### [DATA FOR PROCESSING]

__________

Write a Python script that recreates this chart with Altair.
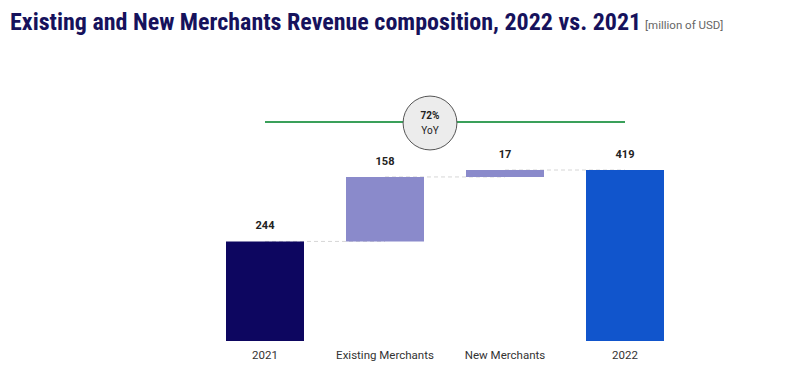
import altair as alt
import pandas as pd

categories = ["2021", "Existing Merchants", "New Merchants", "2022"]
values = [244, 158, 17, 419]
kinds = ["total", "delta", "delta", "total"]
bar_colors = ["#0d0660", "#8a8acb", "#8a8acb", "#1155cc"]
title_text = "Existing and New Merchants Revenue composition, 2022 vs. 2021"
unit_text = "[million of USD]"
yoy_pct = "72%"
yoy_label = "YoY"

# waterfall start/end from values
starts, ends = [], []
running = 0
for v, k in zip(values, kinds):
    if k == "total":
        starts.append(0)
        ends.append(v)
        running = v
    else:
        starts.append(running)
        running += v
        ends.append(running)

df = pd.DataFrame({"cat": categories, "value": values, "start": starts, "end": ends})
conn = pd.DataFrame({
    "from": categories[:-1],
    "to": categories[1:],
    "level": ends[:-1],
})

W, H = 769, 333
xscale = alt.Scale(domain=categories, range=[197, 677], paddingInner=0.35, paddingOuter=0.175)
yscale = alt.Scale(domain=[0, 816], nice=False)
xaxis = alt.Axis(title=None, domain=False, ticks=False, labelAngle=0, labelFontSize=11.5,
                 labelColor="#333333", labelPadding=8, labelFont="Roboto")

connectors = alt.Chart(conn).mark_rule(color="#d6d6d6", strokeDash=[4, 3], strokeWidth=1).encode(
    x=alt.X("from:N", scale=xscale, axis=xaxis, sort=categories),
    x2="to:N",
    y=alt.Y("level:Q", scale=yscale, axis=None),
)

bars = alt.Chart(df).mark_bar().encode(
    x=alt.X("cat:N", scale=xscale, axis=xaxis, sort=categories),
    y=alt.Y("start:Q", scale=yscale, axis=None),
    y2="end:Q",
    color=alt.Color("cat:N", scale=alt.Scale(domain=categories, range=bar_colors), legend=None),
)

labels = alt.Chart(df).mark_text(baseline="bottom", dy=-10, fontSize=11, fontWeight="bold",
                                  color="#222222", font="Roboto").encode(
    x=alt.X("cat:N", scale=xscale, sort=categories),
    y=alt.Y("end:Q", scale=yscale),
    text="value:Q",
)

green = alt.Chart(pd.DataFrame({"a": [categories[0]], "b": [categories[-1]]})).mark_rule(
    color="#3aa05a", strokeWidth=2).encode(
    x=alt.X("a:N", scale=xscale, sort=categories),
    x2="b:N",
    y=alt.value(114),
)

circle = alt.Chart(pd.DataFrame({"t": [yoy_pct]})).mark_point(
    shape="circle", filled=True, fill="#ececec", stroke="#555555", strokeWidth=1, opacity=1,
    size=2900).encode(x=alt.value(422), y=alt.value(115))

pct_text = alt.Chart(pd.DataFrame({"t": [yoy_pct]})).mark_text(
    fontSize=10, fontWeight="bold", color="#222222", font="Roboto").encode(
    x=alt.value(422), y=alt.value(108), text="t:N")
yoy_text = alt.Chart(pd.DataFrame({"t": [yoy_label]})).mark_text(
    fontSize=10, color="#222222", font="Roboto").encode(
    x=alt.value(422), y=alt.value(123), text="t:N")

title = alt.Chart(pd.DataFrame({"t": [title_text]})).mark_text(
    align="left", baseline="alphabetic", fontSize=24, fontWeight="bold", color="#16125c",
    font="Liberation Sans Narrow, Roboto Condensed, DejaVu Sans Condensed, Roboto").encode(
    x=alt.value(2), y=alt.value(22), text="t:N")
unit = alt.Chart(pd.DataFrame({"t": [unit_text]})).mark_text(
    align="left", baseline="alphabetic", fontSize=11.5, color="#666666",
    font="Liberation Sans Narrow, Roboto").encode(
    x=alt.value(637), y=alt.value(21), text="t:N")

chart = alt.layer(connectors, bars, labels, green, circle, pct_text, yoy_text, title, unit).properties(
    width=W, height=H,
    autosize=alt.AutoSizeParams(type="none"),
    padding={"left": 0, "top": 0, "right": 0, "bottom": 30},
).configure_view(stroke=None)

chart.save("out.html", embed_options={"renderer": "svg", "actions": False})
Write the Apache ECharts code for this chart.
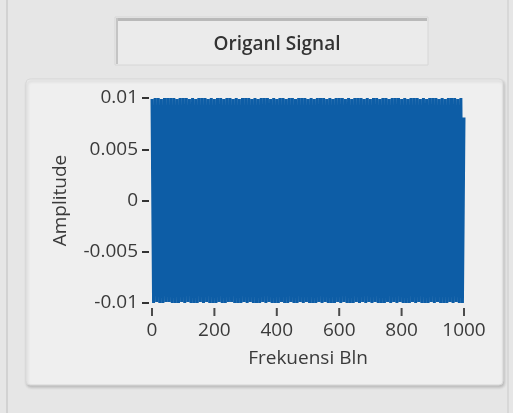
<!DOCTYPE html>
<html>
<head>
<meta charset="utf-8">
<script src="https://cdn.jsdelivr.net/npm/echarts@6/dist/echarts.min.js"></script>
<style>
	html, body { margin: 0; padding: 0; background: #e6e6e6; }
	#main { width: 513px; height: 413px; }
</style>
</head>
<body>
<div id="main"></div>
<script>
	// 标题和坐标轴文字
	let chartTitle = 'Origanl Signal';
	let xName = 'Frekuensi Bln';
	let yName = 'Amplitude';

	// 每个采样点之间的 bin 间隔
	let binStep = 5;

	// 采样信号（高频振荡，幅值约 ±0.01）
	let signal = [
		0.0099, -0.0100, 0.0100, -0.0099, 0.0100, -0.0100, 0.0099, -0.0100, 0.0100, -0.0099,
		0.0100, -0.0099, 0.0100, -0.0100, 0.0100, -0.0100, 0.0099, -0.0100, 0.0100, -0.0099,
		0.0100, -0.0100, 0.0100, -0.0099, 0.0099, -0.0100, 0.0100, -0.0100, 0.0099, -0.0100,
		0.0100, -0.0099, 0.0100, -0.0100, 0.0100, -0.0099, 0.0099, -0.0100, 0.0100, -0.0100,
		0.0099, -0.0100, 0.0100, -0.0099, 0.0100, -0.0100, 0.0099, -0.0100, 0.0100, -0.0099,
		0.0100, -0.0099, 0.0099, -0.0100, 0.0100, -0.0100, 0.0099, -0.0100, 0.0100, -0.0099,
		0.0100, -0.0100, 0.0100, -0.0099, 0.0099, -0.0100, 0.0100, -0.0100, 0.0099, -0.0100,
		0.0100, -0.0099, 0.0100, -0.0100, 0.0100, -0.0099, 0.0099, -0.0100, 0.0100, -0.0100,
		0.0099, -0.0100, 0.0100, -0.0099, 0.0100, -0.0100, 0.0099, -0.0100, 0.0100, -0.0099,
		0.0100, -0.0100, 0.0099, -0.0100, 0.0100, -0.0099, 0.0100, -0.0100, 0.0100, -0.0099,
		0.0099, -0.0100, 0.0100, -0.0100, 0.0099, -0.0100, 0.0100, -0.0099, 0.0100, -0.0100,
		0.0100, -0.0099, 0.0099, -0.0100, 0.0100, -0.0100, 0.0099, -0.0100, 0.0100, -0.0099,
		0.0100, -0.0100, 0.0100, -0.0099, 0.0099, -0.0100, 0.0100, -0.0100, 0.0099, -0.0100,
		0.0100, -0.0099, 0.0100, -0.0100, 0.0100, -0.0099, 0.0099, -0.0100, 0.0100, -0.0099,
		0.0099, -0.0100, 0.0100, -0.0099, 0.0100, -0.0100, 0.0099, -0.0100, 0.0100, -0.0100,
		0.0100, -0.0099, 0.0099, -0.0100, 0.0100, -0.0099, 0.0100, -0.0100, 0.0100, -0.0099,
		0.0099, -0.0100, 0.0100, -0.0100, 0.0099, -0.0100, 0.0100, -0.0099, 0.0100, -0.0100,
		0.0100, -0.0099, 0.0099, -0.0100, 0.0100, -0.0100, 0.0099, -0.0100, 0.0100, -0.0099,
		0.0100, -0.0100, 0.0100, -0.0099, 0.0099, -0.0100, 0.0100, -0.0100, 0.0099, -0.0100,
		0.0100, -0.0099, 0.0100, -0.0100, 0.0100, -0.0099, 0.0099, -0.0100, 0.0100, -0.0100,
		0.0081
	];

	// 坐标轴刻度
	let xTicks = [0, 200, 400, 600, 800, 1000];
	let yTicks = [-0.01, -0.005, 0, 0.005, 0.01];
	let yTickLabels = ['-0.01', '-0.005', '0', '0.005', '0.01'];

	let myChart = echarts.init(document.getElementById('main'));

	let seriesData = signal.map(function(v, i) {
		return [i * binStep, v];
	});

	// x 轴刻度线（放在 y 最小值处，向下偏移）
	let xTickMarks = xTicks.map(function(t) {
		return [t, yTicks[0]];
	});

	let textColor = '#3a3a3a';
	let fontFamily = 'Open Sans';
	let fontSize = 19;

	let option = {
		animation: false,
		backgroundColor: '#e6e6e6',
		textStyle: { fontFamily: fontFamily },
		title: {
			text: chartTitle,
			left: 272,
			top: 30,
			textAlign: 'center',
			textStyle: {
				fontSize: 19,
				fontWeight: 600,
				color: '#333',
				fontFamily: fontFamily
			}
		},
		graphic: [
			// 外框左右线
			{ type: 'rect', silent: true, z: -10, shape: { x: 6, y: 0, width: 2, height: 413 }, style: { fill: '#d2d2d2' } },
			{ type: 'rect', silent: true, z: -10, shape: { x: 507, y: 0, width: 2, height: 413 }, style: { fill: '#d8d8d8' } },
			// 标题框
			{
				type: 'rect', silent: true, z: -9,
				shape: { x: 115, y: 17, width: 313, height: 48 },
				style: { fill: '#ebebeb', stroke: '#d6d6d6', lineWidth: 1 }
			},
			{ type: 'rect', silent: true, z: -8, shape: { x: 116, y: 18, width: 311, height: 3 }, style: { fill: '#b9b9b9' } },
			{ type: 'rect', silent: true, z: -8, shape: { x: 116, y: 18, width: 2, height: 46 }, style: { fill: '#c4c4c4' } },
			// 图表面板
			{
				type: 'rect', silent: true, z: -9,
				shape: { x: 26, y: 79, width: 477, height: 306, r: 4 },
				style: {
					fill: '#efefef', stroke: '#d9d9d9', lineWidth: 1,
					shadowColor: 'rgba(0,0,0,0.18)', shadowBlur: 3, shadowOffsetX: 1, shadowOffsetY: 2
				}
			}
		],
		grid: {
			left: 152,
			right: 49,
			top: 98,
			bottom: 110
		},
		xAxis: {
			type: 'value',
			position: 'bottom',
			min: xTicks[0],
			max: xTicks[xTicks.length - 1],
			interval: xTicks[1] - xTicks[0],
			name: xName,
			nameLocation: 'middle',
			nameGap: 46,
			nameTextStyle: { fontSize: fontSize, color: textColor },
			axisLine: { show: false, onZero: false },
			axisTick: { show: false },
			axisLabel: {
				fontSize: fontSize,
				color: textColor,
				margin: 18,
				formatter: function(v) { return String(v); }
			},
			splitLine: { show: false }
		},
		yAxis: {
			type: 'value',
			min: yTicks[0],
			max: yTicks[yTicks.length - 1],
			interval: 0.005,
			offset: 3,
			z: 10,
			name: yName,
			nameLocation: 'middle',
			nameGap: 79,
			nameRotate: 90,
			nameTextStyle: { fontSize: fontSize, color: textColor },
			axisLine: { show: true, onZero: false, lineStyle: { color: 'rgba(0,0,0,0)' } },
			axisTick: { show: true, inside: false, length: 7, lineStyle: { color: '#333', width: 2 } },
			axisLabel: {
				fontSize: fontSize,
				color: textColor,
				margin: 11,
				formatter: function(v) {
					let k = yTicks.findIndex(function(t) { return Math.abs(t - v) < 1e-9; });
					return k >= 0 ? yTickLabels[k] : '';
				}
			},
			splitLine: { show: false }
		},
		series: [{
			type: 'line',
			data: seriesData,
			showSymbol: false,
			symbol: 'none',
			clip: true,
			lineStyle: { color: '#0d5da6', width: 3, join: 'bevel' },
			emphasis: { disabled: true }
		}, {
			type: 'scatter',
			data: xTickMarks,
			symbol: 'rect',
			symbolSize: [2, 8],
			symbolOffset: [0, 9],
			clip: false,
			silent: true,
			z: 10,
			itemStyle: { color: '#222' }
		}]
	};

	myChart.setOption(option);
</script>
</body>
</html>
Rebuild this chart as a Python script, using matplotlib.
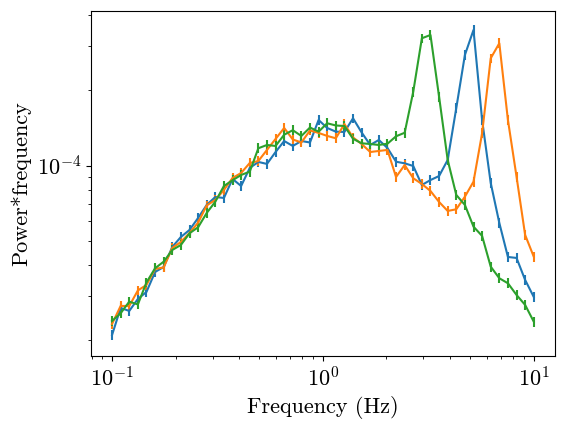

__________

Please repeat exactly the data above from its first line to the line that contains "ends.append(running)", inclusive, and leave every picture out.

### [EXERCISE OUTPUT]
Write a Python script that recreates this chart with Altair.
import altair as alt
import pandas as pd

categories = ["2021", "Existing Merchants", "New Merchants", "2022"]
values = [244, 158, 17, 419]
kinds = ["total", "delta", "delta", "total"]
bar_colors = ["#0d0660", "#8a8acb", "#8a8acb", "#1155cc"]
title_text = "Existing and New Merchants Revenue composition, 2022 vs. 2021"
unit_text = "[million of USD]"
yoy_pct = "72%"
yoy_label = "YoY"

# waterfall start/end from values
starts, ends = [], []
running = 0
for v, k in zip(values, kinds):
    if k == "total":
        starts.append(0)
        ends.append(v)
        running = v
    else:
        starts.append(running)
        running += v
        ends.append(running)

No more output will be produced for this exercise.